How I Came To Read This Book: It was a gift.

The Plot: Vicky Rai is the playboy son of a corrupt Indian bureaucrat - he's also newly acquitted from a murder he was clearly guilty for, a verdict that has the entire country of India up in arms. When Vicky throws a party to celebrate his freedom, he's subsequently murdered - and a motley crue of 6 suspects are taken into custody for possessing guns. A deeply dedicated investigative journalist concedes he will do what it takes to uncover the murderer of Vicky - not because Vicky himself is particularly important or deserving (within the story and to the reader) but because Vicky Rai represents all that is wrong within the Indian justice system. From there, Swarup divides each section of his book (background, motives, evidence, aftermath) into six stories written in six unique styles surrounding the six suspects. The stories are as diverse as following a tribal man on a spirit quest to a Bollywood sex symbol to a backwoods American seeking his mail order bride, while the styles range from diary entries to omniscient third-person to written almost entirely in dialogue.

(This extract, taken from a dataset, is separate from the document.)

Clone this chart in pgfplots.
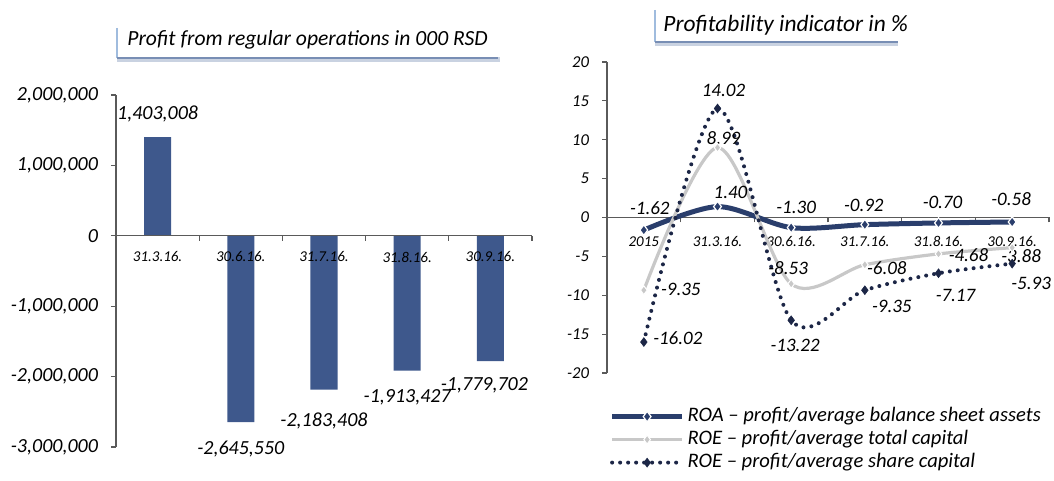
\documentclass[border=0pt]{standalone}
\usepackage{pgfplots}
\pgfplotsset{compat=1.18}
\usepackage{fontspec}
\setmainfont{Carlito}
\definecolor{barblue}{RGB}{62,88,140}
\definecolor{roanavy}{RGB}{42,62,108}
\definecolor{roegray}{RGB}{200,200,200}
\definecolor{dotnavy}{RGB}{28,38,70}
\definecolor{titleblue}{RGB}{160,188,222}
\definecolor{shadowc}{RGB}{120,142,180}
\definecolor{axgray}{RGB}{90,90,90}
\newcommand{\fs}[1]{\itshape\fontsize{#1}{#1}\selectfont}
\begin{document}
\begin{tikzpicture}
\useasboundingbox (0,0) rectangle (527pt,240.5pt);
% titles
\draw[titleblue, line width=1pt] (58.5pt,226.5pt) -- (58.5pt,211.5pt);
\draw[shadowc!40, line width=2.5pt] (58.5pt,210.8pt) -- (250pt,210.8pt);
\draw[shadowc, line width=1pt] (58.5pt,211.5pt) -- (249pt,211.5pt);
\node[font=\fs{10.8}, anchor=west, inner sep=0pt] at (63.5pt,220.5pt) {Profit from regular operations in 000 RSD};
\draw[titleblue, line width=1pt] (327.5pt,235.5pt) -- (327.5pt,219.5pt);
\draw[shadowc!40, line width=2.5pt] (327.5pt,218.8pt) -- (449pt,218.8pt);
\draw[shadowc, line width=1pt] (327.5pt,219.5pt) -- (449pt,219.5pt);
\node[font=\fs{11.7}, anchor=west, inner sep=0pt] at (331.5pt,228pt) {Profitability indicator in \%};

\begin{axis}[
  at={(58pt,17pt)}, anchor=south west,
  scale only axis, width=208pt, height=176pt,
  xmin=0.5, xmax=5.5, ymin=-3000000, ymax=2000000,
  scaled y ticks=false,
  axis on top,
  axis y line=left, axis x line=middle,
  axis line style={-, axgray, line width=0.6pt},
  hide obscured x ticks=false, hide obscured y ticks=false,
  xtick={1,2,3,4,5},
  xticklabels={31.3.16.,30.6.16.,31.7.16.,31.8.16.,30.9.16.},
  major x tick style={draw=none},
  minor xtick={1.5,2.5,3.5,4.5,5.5},
  ytick={-3000000,-2000000,-1000000,0,1000000,2000000},
  yticklabels={{-3,000,000},{-2,000,000},{-1,000,000},0,{1,000,000},{2,000,000}},
  tick align=outside, tick style={axgray, line width=0.6pt},
  major tick length=2.5pt, minor tick length=2.5pt,
  y tick label style={font=\fs{10}, xshift=-3pt},
  x tick label style={font=\fs{7.5}, yshift=-2pt},
  clip=false,
]
\addplot[ybar, bar width=0.325, fill=barblue, draw=none]
  coordinates {(1,1403008) (2,-2645550) (3,-2183408) (4,-1913427) (5,-1779702)};
\node[font=\fs{10}] at (axis cs:1,1403008) [yshift=11.5pt] {1,403,008};
\node[font=\fs{10}] at (axis cs:2,-2645550) [yshift=-13.5pt] {-2,645,550};
\node[font=\fs{10}] at (axis cs:3,-2183408) [yshift=-15.5pt] {-2,183,408};
\node[font=\fs{10}] at (axis cs:4,-1913427) [yshift=-13.5pt] {-1,913,427};
\node[font=\fs{10}] at (axis cs:5,-1779702) [xshift=-3pt, yshift=-12pt] {-1,779,702};
\end{axis}

\begin{axis}[
  at={(303.5pt,54pt)}, anchor=south west,
  scale only axis, width=221pt, height=155.5pt,
  xmin=-0.5, xmax=5.5, ymin=-20, ymax=20,
  axis y line=left, axis x line=middle,
  axis line style={-, axgray, line width=0.6pt},
  hide obscured x ticks=false, hide obscured y ticks=false,
  xtick={0,1,2,3,4,5},
  xticklabels={2015,31.3.16.,30.6.16.,31.7.16.,31.8.16.,30.9.16.},
  major x tick style={draw=none},
  minor xtick={0.5,1.5,2.5,3.5,4.5,5.5},
  ytick={-20,-15,-10,-5,0,5,10,15,20},
  yticklabels={-20,-15,-10,-5,0,5,10,15,20},
  tick align=outside, tick style={axgray, line width=0.6pt},
  major tick length=2.5pt, minor tick length=2.5pt,
  y tick label style={font=\fs{8.3}, xshift=-3pt},
  x tick label style={font=\fs{7.5}, yshift=-3.5pt},
  clip=false,
  legend style={at={(rel axis cs:0.005,-0.11)}, anchor=north west, draw=none, fill=none,
    font=\fs{10.3}, inner sep=0pt, row sep=2.5pt,
    nodes={inner ysep=0pt, inner xsep=1.5pt, text height=7pt, text depth=2pt}},
  legend cell align=left,
  legend image code/.code={\draw[#1, mark repeat=2, mark phase=2] plot coordinates {(0pt,0pt) (17.5pt,0pt) (35pt,0pt)};},
]
\addplot[roanavy, line width=2.5pt, smooth, mark=diamond*, mark size=2.6pt,
  mark options={fill=roanavy, draw=white, line width=0.6pt, solid}]
  coordinates {(0,-1.62) (1,1.40) (2,-1.30) (3,-0.92) (4,-0.70) (5,-0.58)};
\addplot[roegray, line width=1.6pt, smooth, mark=diamond*, mark size=2.2pt,
  mark options={fill=roegray, draw=white, line width=0.5pt, solid}]
  coordinates {(0,-9.35) (1,8.99) (2,-8.53) (3,-6.08) (4,-4.68) (5,-3.88)};
\addplot[dotnavy, line width=2pt, line cap=round, dash pattern=on 0pt off 4pt, smooth,
  mark=diamond*, mark size=2.2pt, mark options={fill=dotnavy, draw=dotnavy, solid, line width=0.3pt}]
  coordinates {(0,-16.02) (1,14.02) (2,-13.22) (3,-9.35) (4,-7.17) (5,-5.93)};
\legend{ROA -- profit/average balance sheet assets, ROE -- profit/average total capital, ROE -- profit/average share capital}
% ROA labels
\node[font=\fs{9.5}] at (axis cs:0,-1.62) [xshift=3pt, yshift=11pt] {-1.62};
\node[font=\fs{9.5}] at (axis cs:1,1.40) [xshift=6.5pt, yshift=7pt] {1.40};
\node[font=\fs{9.5}] at (axis cs:2,-1.30) [xshift=2.5pt, yshift=10pt] {-1.30};
\node[font=\fs{9.5}] at (axis cs:3,-0.92) [xshift=-0.5pt, yshift=9.5pt] {-0.92};
\node[font=\fs{9.5}] at (axis cs:4,-0.70) [xshift=2pt, yshift=10.5pt] {-0.70};
\node[font=\fs{9.5}] at (axis cs:5,-0.58) [xshift=-0.5pt, yshift=11.5pt] {-0.58};
% ROE total labels
\node[font=\fs{9.5}] at (axis cs:0,-9.35) [xshift=18.5pt, yshift=0.5pt] {-9.35};
\node[font=\fs{9.5}] at (axis cs:1,8.99) [xshift=3pt, yshift=5pt] {8.99};
\node[font=\fs{9.5}] at (axis cs:2,-8.53) [xshift=-1.5pt, yshift=8pt] {-8.53};
\node[font=\fs{9.5}] at (axis cs:3,-6.08) [xshift=11pt, yshift=-1.5pt] {-6.08};
\node[font=\fs{9.5}] at (axis cs:4,-4.68) [xshift=15pt, yshift=-0.5pt] {-4.68};
\node[font=\fs{9.5}] at (axis cs:5,-3.88) [xshift=4.5pt, yshift=-4pt] {-3.88};
% ROE share labels
\node[font=\fs{9.5}] at (axis cs:0,-16.02) [xshift=17pt, yshift=2pt] {-16.02};
\node[font=\fs{9.5}] at (axis cs:1,14.02) [xshift=3pt, yshift=9pt] {14.02};
\node[font=\fs{9.5}] at (axis cs:2,-13.22) [xshift=2pt, yshift=-12.5pt] {-13.22};
\node[font=\fs{9.5}] at (axis cs:3,-9.35) [xshift=13.5pt, yshift=-8pt] {-9.35};
\node[font=\fs{9.5}] at (axis cs:4,-7.17) [xshift=8.5pt, yshift=-11pt] {-7.17};
\node[font=\fs{9.5}] at (axis cs:5,-5.93) [xshift=9.5pt, yshift=-10pt] {-5.93};
\end{axis}
\end{tikzpicture}
\end{document}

The Good & The Bad: I liked this book quite a bit - a fair bit more than the last murder mystery I read, DB Shan's "Hell's Horizon" (which I also gave 4 stars). Its main strength lies in the focus on the murder suspects over the crime and victim, which are really incidental in the exploration of how someone can be driven to murder (or is really just in the wrong place at the wrong time). Indeed, as the book lays out in its first few pages and resolves in its conclusion, the story is never really about Vicky Rai so much as India as a whole and the corruption that runs rampant in all systems that exist there. It was also fun to get into these six different stories - some were more successful than others - and I learned to appreciate them all at one point or another. Knowing that they'd end up Vicky's party as murder suspects, you spent a lot of each story being like "How is this ever going to happen?" but Swarup successfully positions all 6 gun-wielding guests in a sense that they could indeed have pulled the trigger (conveniently) - but even then the suspect is not so easily fingered.

I think some people might be turned off by some of the style variations in the book, but I felt it was fascinating to see the challenge laid before Swarup - this is an ambitious book and I felt like it mostly succeeded. The book often reminded me of the film Babel in its circular nature, and provided plenty of "Ah-ha!" moments of connections and links that were either previewed or revealed or surprising. I suppose others might be overwhelmed by the integration of Indian culture in this book - if you've never read a book set in India I can definitely see this story as more challenging to grasp...but I still liked it. A lot.

The Bottom Line: A fun book on many levels - writing style, character development, guessing games - that ends with a surprisingly poignant message.

Anything Memorable: Nope.

50-Book Challenge: Book #34 in 2009.